Renderers

VRM (Local)

Render 3D VRM avatars locally in the browser with Three.js.

The VRMLocalRenderer renders a 3D VRM model in the browser using Three.js and @pixiv/three-vrm. It includes automatic blink animation, expression presets, and lip-sync (RMS-based or viseme-based).

Installation

npm install three @pixiv/three-vrm

Usage

import { VRMLocalRenderer } from "avatarlayer/renderers";

const renderer = new VRMLocalRenderer({
  modelUrl: "/models/avatar.vrm",
  idleAnimationUrl: "/animations/idle.fbx",  // optional
  visemeLipSync: true,                        // optional
  renderer: "webgpu",                         // optional, default "webgl"
});

Constructor options

OptionTypeDefaultDescription
modelUrlstringrequiredURL to the .vrm model file
idleAnimationUrlstringOptional URL to an idle animation (FBX/GLB)
visemeLipSyncbooleanEnable viseme-based lip-sync instead of RMS amplitude mapping
renderer'webgl' | 'webgpu''webgl'Rendering backend. When 'webgpu', uses Three.js WebGPURenderer with MToonNodeMaterial. Falls back to WebGL automatically when WebGPU is unavailable.

How it works

When mounted, the renderer:

  1. Resolves the rendering backend (WebGL or WebGPU), falling back to WebGL if needed
  2. Creates a Three.js scene with camera and lighting
  3. Loads the VRM model via GLTFLoader with the VRM plugin (using MToonNodeMaterial for WebGPU)
  4. Starts an automatic blink loop (random interval, 3-6 seconds)
  5. Optionally loads an idle animation from the provided URL
  6. Registers with a shared render pool that drives all VRM renderers from a single requestAnimationFrame loop

When speak(audio) is called:

  1. The audio blob is played through an <audio> element
  2. A LipSyncEngine analyzes the audio in realtime via AnalyserNode
  3. Audio is mapped to the VRM mouth-open expression — either via RMS amplitude (Aa preset) or viseme weights when visemeLipSync is enabled
  4. The promise resolves when the audio ends

Avatar control

The VRM renderer responds to update() calls for fine-grained control:

session.updateControl({
  avatar: {
    face: {
      mouth: { jawOpen: 0.5, smile: 0, mouthPucker: 0 },
      eyes: { blinkL: 0, blinkR: 0, gazeX: 0, gazeY: 0 },
    },
    emotion: {
      label: "happy",
      intensity: 0.8,
      valence: 0.7,
      arousal: 0.5,
    },
  },
});

Supported expression presets: happy, sad, angry, surprised, relaxed, neutral.

Resize handling

The renderer automatically responds to container resize via ResizeObserver, updating the camera aspect ratio and display canvas dimensions.

WebGL / WebGPU backends

The renderer supports both WebGL (default) and WebGPU rendering backends. When renderer: 'webgpu' is set and the browser supports WebGPU, the renderer uses Three.js WebGPURenderer with MToonNodeMaterial for VRM materials. When WebGPU is unavailable, it falls back to WebGL automatically.

Shared GPU context

When multiple VRMLocalRenderer instances are active simultaneously — for example, in an AvatarStage with several characters — they transparently share GPU contexts and a single render loop. Each renderer maintains its own Three.js scene, camera, and VRM model, but a module-level render pool drives all of them from one requestAnimationFrame callback. WebGL and WebGPU entries use separate shared renderers, so you can mix backends in the same page.

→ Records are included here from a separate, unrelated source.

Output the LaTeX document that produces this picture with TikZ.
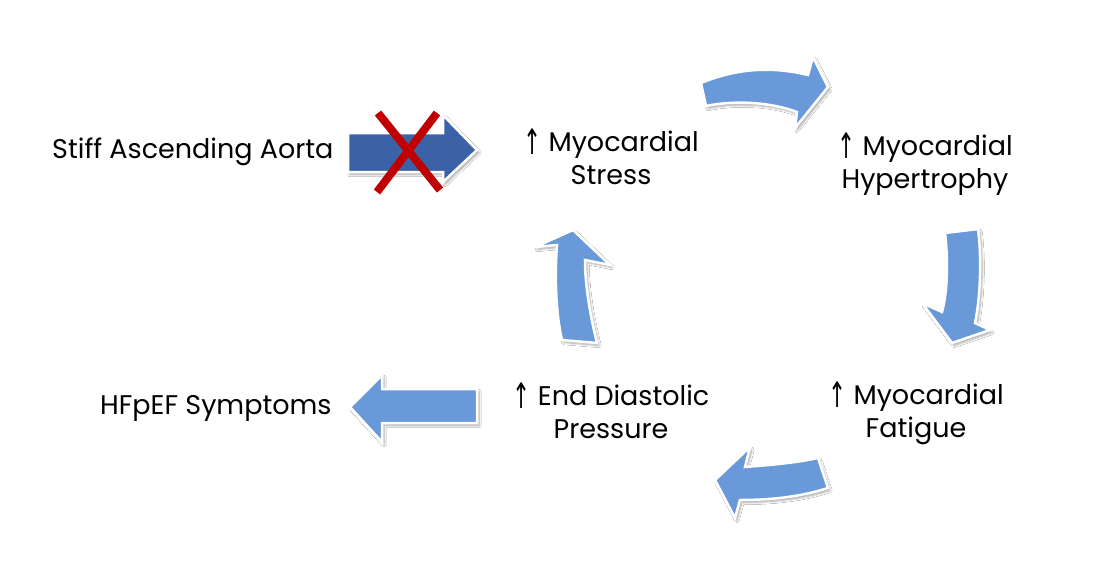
\documentclass[tikz,border=0pt]{standalone}
\usepackage{fontspec}
\setmainfont{Poppins}
\newfontfamily\symf{DejaVu Sans}
\usetikzlibrary{shadows.blur}
\definecolor{lightarrow}{HTML}{6A99D9}
\definecolor{darkarrow}{HTML}{3B62A6}
\definecolor{xred}{HTML}{C00000}
\tikzset{
  blockarrow/.style={fill=lightarrow, draw=white, line width=2.5pt, line join=miter,
    blur shadow={shadow xshift=2pt, shadow yshift=-2.5pt, shadow blur steps=6, shadow opacity=35}},
  darkblock/.style={blockarrow, fill=darkarrow},
  lbl/.style={font=\fontsize{27}{32.5}\selectfont, align=center, inner sep=0pt, text=black},
  xstroke/.style={draw=xred, line width=8pt}
}
\newcommand{\up}{\raisebox{-2.5pt}{\scalebox{0.8}[1.3]{\symf\char"2191}}}
\begin{document}
\begin{tikzpicture}[x=1pt,y=-1pt]
\useasboundingbox (0,0) rectangle (1100,560);
\fill[white] (0,0) rectangle (1100,560);

% labels (base anchor = baseline of the last line)
\node[lbl, anchor=base west] (aorta) at (52,158) {Stiff Ascending Aorta};
\node[lbl, anchor=base] (stress) at (611,184) {\up\ Myocardial\\Stress};
\node[lbl, anchor=base] (hyper) at (925,188) {\up\ Myocardial\\Hypertrophy};
\node[lbl, anchor=base] (fatigue) at (916,437) {\up\ Myocardial\\Fatigue};
\node[lbl, anchor=base] (edp) at (611,438) {\up\ End Diastolic\\Pressure};
\node[lbl, anchor=base west] (hfpef) at (100,414) {HFpEF Symptoms};

% dark straight arrow
\path[darkblock] (348,133) -- (443,133) -- (443,115) -- (477,150) -- (443,182) -- (443,172) -- (348,172) -- cycle;
% red X
\coordinate (x1) at (378,113); \coordinate (x2) at (440,190);
\coordinate (x3) at (437,113); \coordinate (x4) at (377,192);
\draw[xstroke] (x1) -- (x2);
\draw[xstroke] (x3) -- (x4);

% top curved arrow
\path[blockarrow] (701,83) .. controls (740,67) and (775,67) .. (808,75) -- (813,57) -- (828,87) -- (795,128) -- (797,112) .. controls (770,102) and (735,100) .. (706,106) -- cycle;
% right curved arrow
\path[blockarrow] (945,233) -- (978,229) .. controls (982,260) and (980,300) .. (975,323) -- (990,330) -- (952,343) -- (922,303) -- (942,312) .. controls (948,290) and (948,258) .. (945,233) -- cycle;
% bottom curved arrow
\path[blockarrow] (818,458) -- (828,488) .. controls (800,497) and (770,500) .. (740,500) -- (735,518) -- (715,480) -- (750,447) -- (745,467) .. controls (770,465) and (795,463) .. (818,458) -- cycle;
% up curved arrow
\path[blockarrow] (562,340) .. controls (555,310) and (555,270) .. (557,245) -- (535,247) -- (573,230) -- (610,265) -- (585,260) .. controls (585,285) and (590,315) .. (597,343) -- cycle;
% left straight arrow
\path[blockarrow] (477,389) -- (382,389) -- (382,375) -- (350,407) -- (382,442) -- (382,423) -- (477,423) -- cycle;
\end{tikzpicture}
\end{document}
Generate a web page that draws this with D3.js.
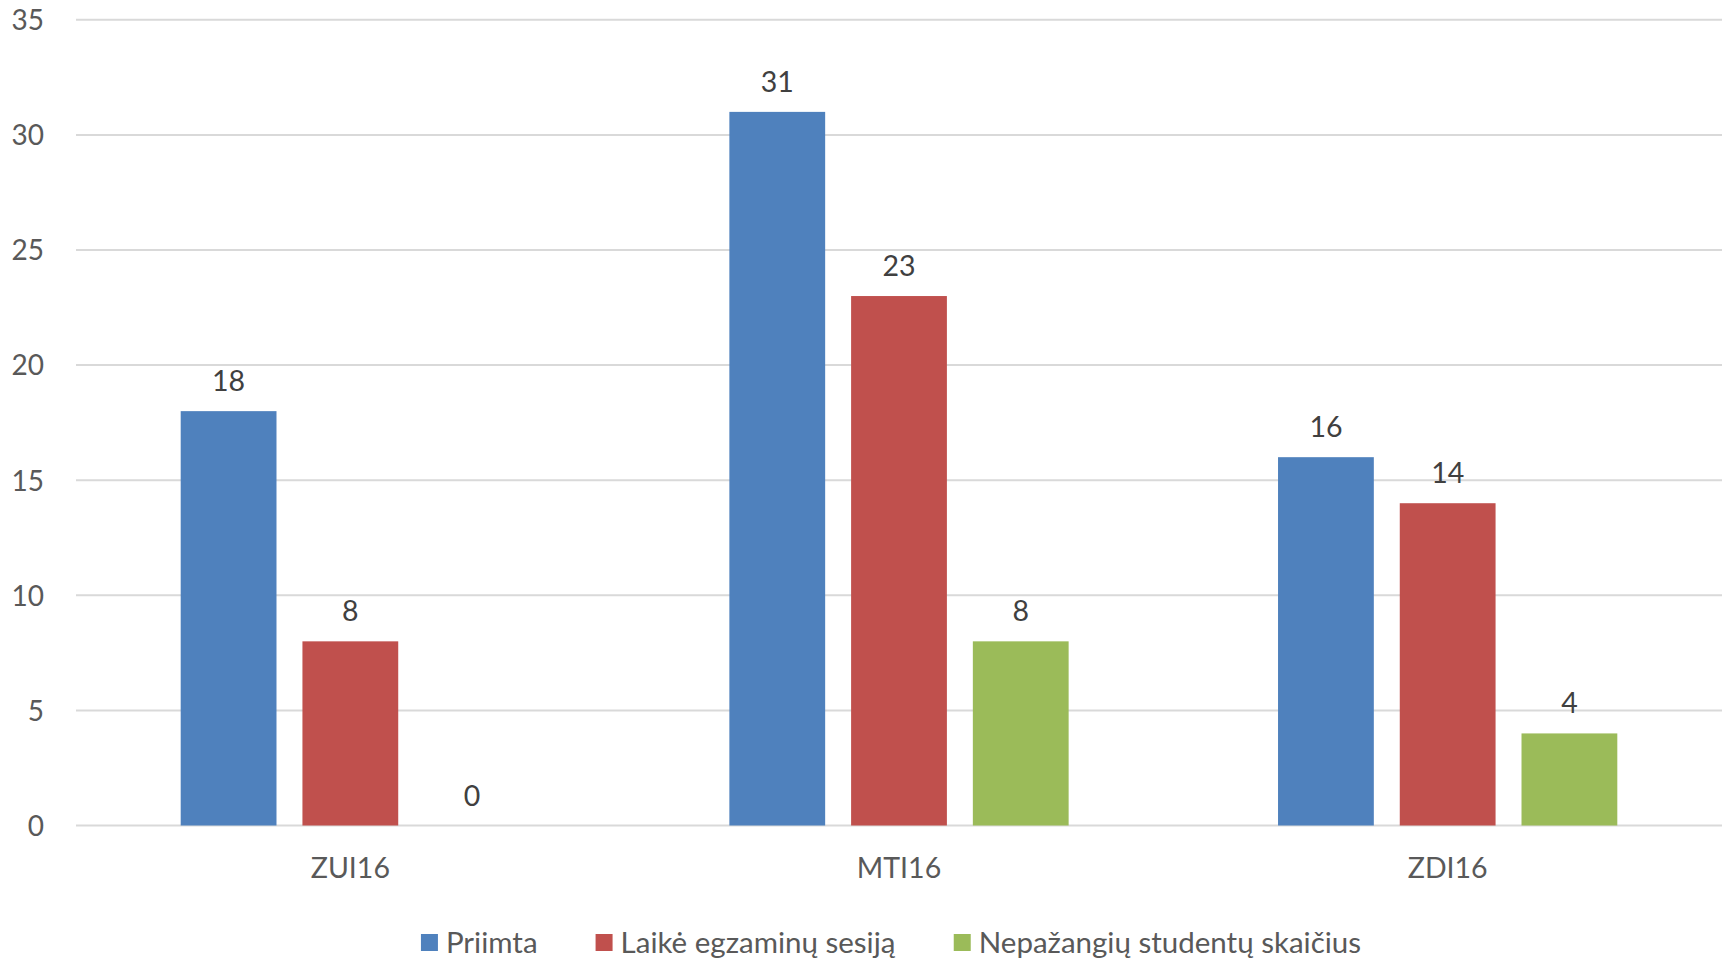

On each frame the pool renders each scene into the shared GPU canvas, then blits the result to that renderer's 2D display canvas via drawImage(). This collapses N GPU contexts into one, avoiding the resource limits and performance costs that multiple contexts cause on mobile devices.

This optimization is fully transparent — the AvatarRenderer interface is unchanged and client code does not need to opt in. A single renderer works identically; the pool activates automatically when any VRMLocalRenderer is mounted.